Collected material
************

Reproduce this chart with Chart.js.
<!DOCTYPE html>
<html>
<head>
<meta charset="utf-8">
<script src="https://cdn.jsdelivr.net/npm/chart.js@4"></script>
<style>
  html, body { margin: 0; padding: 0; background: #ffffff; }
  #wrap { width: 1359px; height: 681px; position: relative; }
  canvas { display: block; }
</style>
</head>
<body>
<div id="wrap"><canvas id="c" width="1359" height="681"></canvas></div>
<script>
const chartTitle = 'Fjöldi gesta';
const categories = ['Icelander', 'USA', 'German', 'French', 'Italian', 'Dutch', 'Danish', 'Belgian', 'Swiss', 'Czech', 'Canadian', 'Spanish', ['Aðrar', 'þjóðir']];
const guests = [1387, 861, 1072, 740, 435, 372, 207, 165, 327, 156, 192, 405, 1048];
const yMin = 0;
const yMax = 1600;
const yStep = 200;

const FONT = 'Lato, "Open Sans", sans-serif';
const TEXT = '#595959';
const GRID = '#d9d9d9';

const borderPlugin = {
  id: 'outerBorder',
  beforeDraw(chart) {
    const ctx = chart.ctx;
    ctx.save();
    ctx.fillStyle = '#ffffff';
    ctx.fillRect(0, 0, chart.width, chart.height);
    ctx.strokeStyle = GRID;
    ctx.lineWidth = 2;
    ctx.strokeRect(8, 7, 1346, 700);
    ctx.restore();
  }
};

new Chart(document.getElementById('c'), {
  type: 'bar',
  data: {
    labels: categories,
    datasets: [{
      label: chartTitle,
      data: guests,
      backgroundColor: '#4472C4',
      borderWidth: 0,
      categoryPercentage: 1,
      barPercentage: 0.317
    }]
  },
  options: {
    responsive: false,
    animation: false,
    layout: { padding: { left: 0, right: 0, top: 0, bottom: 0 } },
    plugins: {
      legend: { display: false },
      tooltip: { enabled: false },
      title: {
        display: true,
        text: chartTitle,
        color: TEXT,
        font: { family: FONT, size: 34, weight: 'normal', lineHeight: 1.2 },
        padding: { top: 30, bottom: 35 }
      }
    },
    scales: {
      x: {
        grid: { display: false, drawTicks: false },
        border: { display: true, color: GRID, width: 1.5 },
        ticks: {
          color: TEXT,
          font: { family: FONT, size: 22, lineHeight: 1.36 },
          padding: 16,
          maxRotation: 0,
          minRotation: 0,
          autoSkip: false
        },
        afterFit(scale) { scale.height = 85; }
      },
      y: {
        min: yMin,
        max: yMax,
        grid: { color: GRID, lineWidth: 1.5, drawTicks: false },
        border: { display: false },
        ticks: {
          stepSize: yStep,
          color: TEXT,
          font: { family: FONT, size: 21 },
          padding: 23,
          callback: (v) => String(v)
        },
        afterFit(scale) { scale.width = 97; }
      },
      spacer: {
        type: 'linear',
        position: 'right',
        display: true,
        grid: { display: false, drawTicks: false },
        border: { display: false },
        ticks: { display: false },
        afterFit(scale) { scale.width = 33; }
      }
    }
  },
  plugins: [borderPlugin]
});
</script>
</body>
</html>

************

Stated goal
Repeat the material word for word, in full.

Completed exercise
Reproduce this chart with Chart.js.
<!DOCTYPE html>
<html>
<head>
<meta charset="utf-8">
<script src="https://cdn.jsdelivr.net/npm/chart.js@4"></script>
<style>
  html, body { margin: 0; padding: 0; background: #ffffff; }
  #wrap { width: 1359px; height: 681px; position: relative; }
  canvas { display: block; }
</style>
</head>
<body>
<div id="wrap"><canvas id="c" width="1359" height="681"></canvas></div>
<script>
const chartTitle = 'Fjöldi gesta';
const categories = ['Icelander', 'USA', 'German', 'French', 'Italian', 'Dutch', 'Danish', 'Belgian', 'Swiss', 'Czech', 'Canadian', 'Spanish', ['Aðrar', 'þjóðir']];
const guests = [1387, 861, 1072, 740, 435, 372, 207, 165, 327, 156, 192, 405, 1048];
const yMin = 0;
const yMax = 1600;
const yStep = 200;

const FONT = 'Lato, "Open Sans", sans-serif';
const TEXT = '#595959';
const GRID = '#d9d9d9';

const borderPlugin = {
  id: 'outerBorder',
  beforeDraw(chart) {
    const ctx = chart.ctx;
    ctx.save();
    ctx.fillStyle = '#ffffff';
    ctx.fillRect(0, 0, chart.width, chart.height);
    ctx.strokeStyle = GRID;
    ctx.lineWidth = 2;
    ctx.strokeRect(8, 7, 1346, 700);
    ctx.restore();
  }
};

new Chart(document.getElementById('c'), {
  type: 'bar',
  data: {
    labels: categories,
    datasets: [{
      label: chartTitle,
      data: guests,
      backgroundColor: '#4472C4',
      borderWidth: 0,
      categoryPercentage: 1,
      barPercentage: 0.317
    }]
  },
  options: {
    responsive: false,
    animation: false,
    layout: { padding: { left: 0, right: 0, top: 0, bottom: 0 } },
    plugins: {
      legend: { display: false },
      tooltip: { enabled: false },
      title: {
        display: true,
        text: chartTitle,
        color: TEXT,
        font: { family: FONT, size: 34, weight: 'normal', lineHeight: 1.2 },
        padding: { top: 30, bottom: 35 }
      }
    },
    scales: {
      x: {
        grid: { display: false, drawTicks: false },
        border: { display: true, color: GRID, width: 1.5 },
        ticks: {
          color: TEXT,
          font: { family: FONT, size: 22, lineHeight: 1.36 },
          padding: 16,
          maxRotation: 0,
          minRotation: 0,
          autoSkip: false
        },
        afterFit(scale) { scale.height = 85; }
      },
      y: {
        min: yMin,
        max: yMax,
        grid: { color: GRID, lineWidth: 1.5, drawTicks: false },
        border: { display: false },
        ticks: {
          stepSize: yStep,
          color: TEXT,
          font: { family: FONT, size: 21 },
          padding: 23,
          callback: (v) => String(v)
        },
        afterFit(scale) { scale.width = 97; }
      },
      spacer: {
        type: 'linear',
        position: 'right',
        display: true,
        grid: { display: false, drawTicks: false },
        border: { display: false },
        ticks: { display: false },
        afterFit(scale) { scale.width = 33; }
      }
    }
  },
  plugins: [borderPlugin]
});
</script>
</body>
</html>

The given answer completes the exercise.